Python 多进程程批量爬取小 - HelloWorld开发者社区

使用python多进程跑同样的代码。

python中的多线程其实并不是真正的多线程，如果想要充分地使用多核CPU的资源，在python中大部分情况需要使用多进程。Python提供了非常好用的多进程包multiprocessing，只需要定义一个函数，Python会完成其他所有事情。借助这个包，可以轻松完成从单进程到并发执行的转换。
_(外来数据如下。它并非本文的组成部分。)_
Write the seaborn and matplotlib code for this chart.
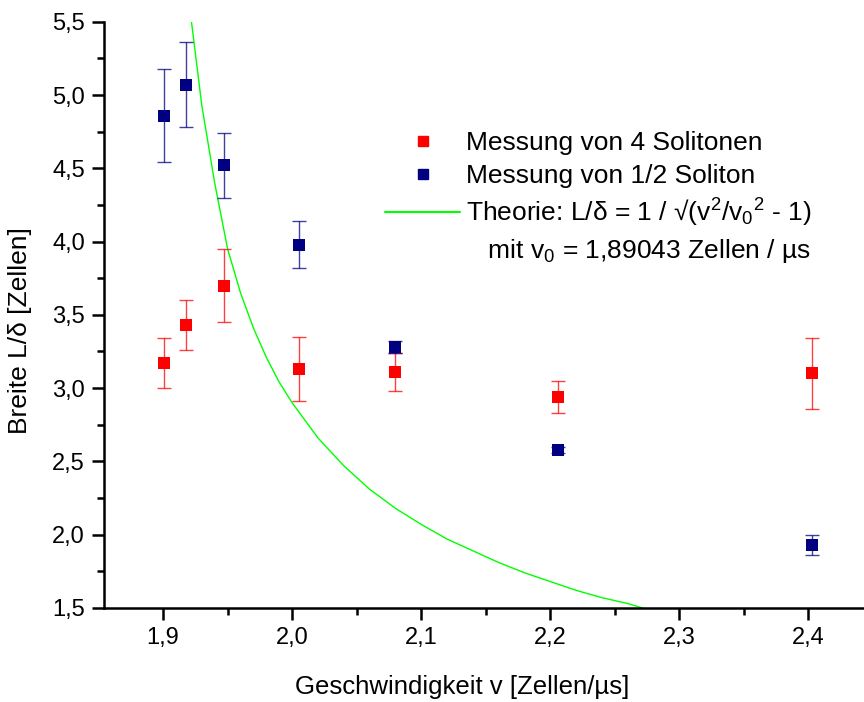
import numpy as np
import pandas as pd
import matplotlib
matplotlib.use("Agg")
import matplotlib.pyplot as plt
from matplotlib.ticker import MultipleLocator, FuncFormatter
from matplotlib.lines import Line2D
import seaborn as sns

# Messung von 4 Solitonen
v_rot = [1.901, 1.918, 1.947, 2.005, 2.080, 2.206, 2.403]
L_rot = [3.17, 3.43, 3.70, 3.13, 3.11, 2.94, 3.10]
err_rot = [0.17, 0.17, 0.25, 0.22, 0.13, 0.11, 0.245]

# Messung von 1/2 Soliton
v_blau = [1.901, 1.918, 1.947, 2.005, 2.080, 2.206, 2.403]
L_blau = [4.86, 5.07, 4.52, 3.98, 3.28, 2.575, 1.93]
err_blau = [0.32, 0.29, 0.22, 0.16, 0.04, 0.02, 0.07]

# Theoriekurve
v_theo = [1.922, 1.93, 1.94, 1.95, 1.96, 1.97, 1.98, 1.99, 2.00, 2.02, 2.04,
          2.06, 2.08, 2.10, 2.12, 2.14, 2.16, 2.18, 2.20, 2.22, 2.24, 2.26, 2.275]
L_theo = [5.50, 4.93, 4.40, 3.95, 3.65, 3.41, 3.21, 3.04, 2.90, 2.66, 2.47,
          2.31, 2.18, 2.07, 1.97, 1.89, 1.81, 1.74, 1.68, 1.62, 1.57, 1.53, 1.49]

rot = "#ff0000"
blau = "#000080"
gruen = "#00ff00"

df_rot = pd.DataFrame({"v": v_rot, "L": L_rot})
df_blau = pd.DataFrame({"v": v_blau, "L": L_blau})
df_theo = pd.DataFrame({"v": v_theo, "L": L_theo})

sns.set_style("ticks")
plt.rcParams["font.family"] = ["Liberation Sans", "DejaVu Sans"]
plt.rcParams["mathtext.fontset"] = "custom"
plt.rcParams["mathtext.rm"] = "Liberation Sans"
plt.rcParams["mathtext.it"] = "Liberation Sans"
for k in ["text.color", "axes.labelcolor", "xtick.color", "ytick.color", "axes.edgecolor"]:
    plt.rcParams[k] = "black"

fig = plt.figure(figsize=(8.64, 7.02), dpi=100)
ax = fig.add_axes([0.120, 0.134, 0.88, 0.835])

sns.lineplot(data=df_theo, x="v", y="L", ax=ax, color=gruen, lw=1.0, sort=False)

ax.errorbar(v_rot, L_rot, yerr=err_rot, fmt="none", ecolor=rot, elinewidth=1.0,
            capsize=4.8, capthick=1.0, alpha=0.75)
ax.errorbar(v_blau, L_blau, yerr=err_blau, fmt="none", ecolor=blau, elinewidth=1.0,
            capsize=4.8, capthick=1.0, alpha=0.75)
sns.scatterplot(data=df_rot, x="v", y="L", ax=ax, marker="s", s=70, color=rot,
                edgecolor=rot, linewidth=0, zorder=3)
sns.scatterplot(data=df_blau, x="v", y="L", ax=ax, marker="s", s=70, color=blau,
                edgecolor=blau, linewidth=0, zorder=3)

ax.set_xlim(1.854, 2.443)
ax.set_ylim(1.5, 5.5)
ax.xaxis.set_major_locator(MultipleLocator(0.1))
ax.xaxis.set_minor_locator(MultipleLocator(0.05))
ax.yaxis.set_major_locator(MultipleLocator(0.5))
ax.yaxis.set_minor_locator(MultipleLocator(0.25))
komma = FuncFormatter(lambda x, p: f"{x:.1f}".replace(".", ","))
ax.xaxis.set_major_formatter(komma)
ax.yaxis.set_major_formatter(komma)

sns.despine(ax=ax)
for s in ["left", "bottom"]:
    ax.spines[s].set_linewidth(1.8)
ax.tick_params(which="major", length=8.5, width=1.8, labelsize=17, pad=5)
ax.tick_params(which="minor", length=4.7, width=1.8)

ax.set_xlabel("Geschwindigkeit v [Zellen/µs]", fontsize=18.5)
ax.set_ylabel("Breite L/δ [Zellen]", fontsize=19)
ax.xaxis.set_label_coords(0.472, -0.114)
ax.yaxis.set_label_coords(-0.094, 0.474)

handles = [
    Line2D([], [], ls="none", marker="s", color=rot, markersize=7),
    Line2D([], [], ls="none", marker="s", color=blau, markersize=7),
    Line2D([], [], color=gruen, lw=1.5),
    Line2D([], [], ls="none"),
]
labels = [
    "Messung von 4 Solitonen",
    "Messung von 1/2 Soliton",
    "Theorie: L/δ = 1 / √(v$^2$/v$_0$$^2$ - 1)",
    "   mit v$_0$ = 1,89043 Zellen / µs",
]
ax.legend(handles, labels, loc="upper left", bbox_to_anchor=(0.353, 0.836),
          frameon=False, fontsize=19, handlelength=2.84, handletextpad=0.23,
          borderpad=0, labelspacing=0.33)

fig.savefig("out.png", dpi=100)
multiprocessing支持子进程、通信和共享数据、执行不同形式的同步，提供了Process、Queue、Pipe、Lock等组件。

1. Process

创建进程的类：Process([group [, target [, name [, args [, kwargs]]]]])，target表示调用对象，args表示调用对象的位置参数元组。kwargs表示调用对象的字典。name为别名。group实质上不使用。
方法：is_alive() 、join([timeout])、run()、start()、terminate()。其中，Process以start()启动某个进程。

is_alive()：判断该进程是否还活着

join([timeout])：主进程阻塞，等待子进程的退出， join方法要在close或terminate之后使用。

run():进程p调用start()时，自动调用run()

属性：authkey、daemon（要通过start()设置）、exitcode(进程在运行时为None、如果为–N，表示被信号N结束）、name、pid。其中daemon是父进程终止后自动终止，且自己不能产生新进程，必须在start()之前设置。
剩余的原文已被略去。